From: Ben Peart <Ben.Peart@xxxxxxxxxxxxx>

Skip merging the commit, updating the index and working directory if and
only if we are creating a new branch via "git checkout -b <new_branch>."
Any other checkout options will still go through the former code path.

If sparse_checkout is on, require the user to manually opt in to this
optimzed behavior by setting the config setting checkout.optimizeNewBranch
to true as we will no longer update the skip-worktree bit in the index, nor
add/remove files in the working directory to reflect the current sparse
checkout settings.

For comparison, running "git checkout -b <new_branch>" on a large repo takes:

14.6 seconds - without this patch
0.3 seconds - with this patch

I still don't think we should do this.

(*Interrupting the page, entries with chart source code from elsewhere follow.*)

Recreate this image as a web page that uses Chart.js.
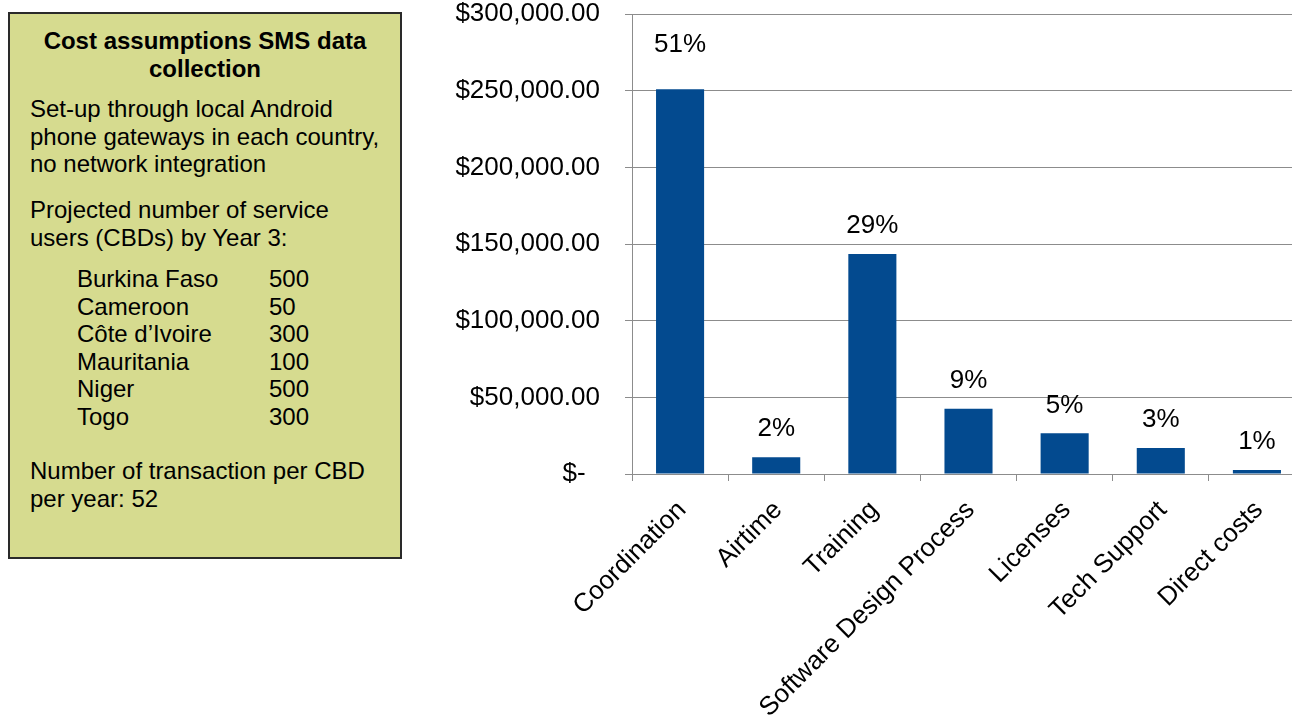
<!DOCTYPE html>
<html>
<head>
<meta charset="utf-8">
<title>SMS data collection costs</title>
<script src="https://cdn.jsdelivr.net/npm/chart.js@4"></script>
<style>
  html, body { margin: 0; padding: 0; background: #fff; overflow: hidden; }
  body { width: 1292px; height: 715px; position: relative; font-family: "Liberation Sans", Arial, sans-serif; color: #000; }
  #notes {
    position: absolute; left: 8px; top: 12px; width: 390px; height: 543px;
    background: #d6db8f; border: 2px solid #2a2a2a;
    font-size: 24px; line-height: 27.5px;
  }
  #notes .blk { position: absolute; left: 20px; white-space: nowrap; }
  #notes .title { left: 0; width: 100%; text-align: center; font-weight: bold; }
  #notes table { border-collapse: collapse; }
  #notes td { padding: 0; height: 27.6px; }
  #notes td.name { width: 192px; }
  #chart-wrap { position: absolute; left: 420px; top: 0; width: 885px; height: 715px; }
</style>
</head>
<body>

<div id="notes">
  <div class="blk title" style="top:13px">Cost assumptions SMS data<br>collection</div>
  <div class="blk" style="top:81px">Set-up through local Android<br>phone gateways in each country,<br>no network integration</div>
  <div class="blk" style="top:182px">Projected number of service<br>users (CBDs) by Year 3:</div>
  <div class="blk" style="top:251px; left:67px">
    <table id="cbd-table"></table>
  </div>
  <div class="blk" style="top:443px">Number of transaction per CBD<br>per year: 52</div>
</div>

<div id="chart-wrap"><canvas id="chart-costs"></canvas></div>

<script>
// cost categories and their totals (USD)
const categories = [
  "Coordination",
  "Airtime",
  "Training",
  "Software Design Process",
  "Licenses",
  "Tech Support",
  "Direct costs",
];
const costs = [251000, 11000, 143500, 42500, 26500, 17000, 2600];

// projected CBDs per country by year 3
const countries = ["Burkina Faso", "Cameroon", "Côte d’Ivoire", "Mauritania", "Niger", "Togo"];
const cbdUsers = [500, 50, 300, 100, 500, 300];

const yTicks = [0, 50000, 100000, 150000, 200000, 250000, 300000];

const FONT = "'Liberation Sans', Arial, sans-serif";
const BAR_BLUE = "#034a8f";
const GRID_GREY = "#8c8c8c";

// fill the country table in the notes box
const tbl = document.getElementById("cbd-table");
countries.forEach((c, i) => {
  const tr = document.createElement("tr");
  tr.innerHTML = `<td class="name">${c}</td><td>${cbdUsers[i]}</td>`;
  tbl.appendChild(tr);
});

const total = costs.reduce((a, b) => a + b, 0);
const shares = costs.map((v) => Math.round((v / total) * 100) + "%");

function money(v) {
  if (v === 0) return "$-  ";
  return "$" + v.toLocaleString("en-US", { minimumFractionDigits: 2, maximumFractionDigits: 2 });
}

// share-of-total labels above each bar
const shareLabels = {
  id: "shareLabels",
  afterDatasetsDraw(chart) {
    const { ctx } = chart;
    const meta = chart.getDatasetMeta(0);
    ctx.save();
    ctx.font = `26px ${FONT}`;
    ctx.fillStyle = "#000";
    ctx.textAlign = "center";
    ctx.textBaseline = "middle";
    meta.data.forEach((bar, i) => {
      const lift = i === 0 ? 44 : 28;
      ctx.fillText(shares[i], bar.x, bar.y - lift);
    });
    ctx.restore();
  },
};

new Chart(document.getElementById("chart-costs").getContext("2d"), {
  type: "bar",
  data: {
    labels: categories,
    datasets: [
      {
        data: costs,
        backgroundColor: BAR_BLUE,
        borderWidth: 0,
        barPercentage: 0.5,
        categoryPercentage: 1.0,
      },
    ],
  },
  options: {
    responsive: true,
    maintainAspectRatio: false,
    animation: false,
    layout: { padding: { top: 14, right: 0, bottom: 0, left: 0 } },
    plugins: {
      legend: { display: false },
      tooltip: { enabled: false },
    },
    scales: {
      x: {
        offset: true,
        afterFit: (scale) => { scale.height = 241; },
        grid: {
          offset: true,
          drawOnChartArea: false,
          drawTicks: true,
          tickLength: 7,
          color: GRID_GREY,
        },
        border: { display: true, color: GRID_GREY, width: 1 },
        ticks: {
          autoSkip: false,
          maxRotation: 45,
          minRotation: 45,
          padding: 14,
          labelOffset: 2,
          color: "#000",
          font: { family: FONT, size: 26 },
        },
      },
      y: {
        min: 0,
        max: 300000,
        afterFit: (scale) => {
          scale.width = 212;
          // keep the tick padding from pushing the plot down
          scale.paddingTop = 14;
          scale.paddingBottom = 14;
        },
        afterBuildTicks: (scale) => { scale.ticks = yTicks.map((v) => ({ value: v })); },
        grid: { color: GRID_GREY, lineWidth: 1, tickLength: 7 },
        border: { display: true, color: GRID_GREY, width: 1 },
        ticks: {
          padding: 25,
          color: "#000",
          font: { family: FONT, size: 26 },
          callback: (v) => money(v),
        },
      },
    },
  },
  plugins: [shareLabels],
});
</script>
</body>
</html>
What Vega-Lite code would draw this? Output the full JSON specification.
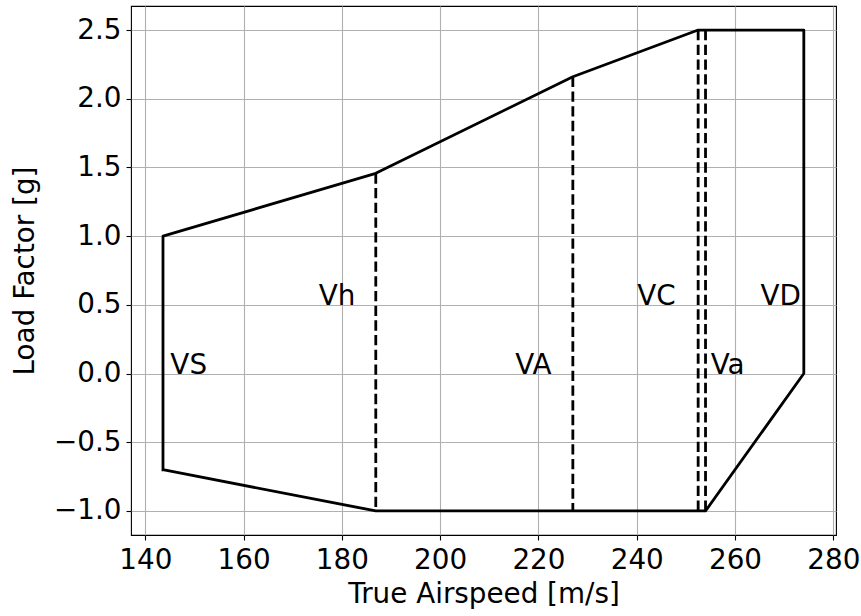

If you want lightning fast
branch creation, just use 'git branch'. From the timing breakdown you
shown in the other thread it looks like sparse checkout still takes
seconds, which could be optimized (or even excluded, I mentioned this
too). And split index (or something similar if you can't use it) would
give you saving across the board. There is still one idea Elijah gave
me that should further lower traverse_trees()  cost.


We have investigated some of these already - split index ended up
slowing things down more than it sped them up do to the higher compute
costs.  Sparse checkout we've already optimized significantly - limiting
the patterns we accept so that we can do the lookup via a hashmap
instead of the robust pattern matching.  We will continue to look for
other optimizations and appreciate any and all ideas!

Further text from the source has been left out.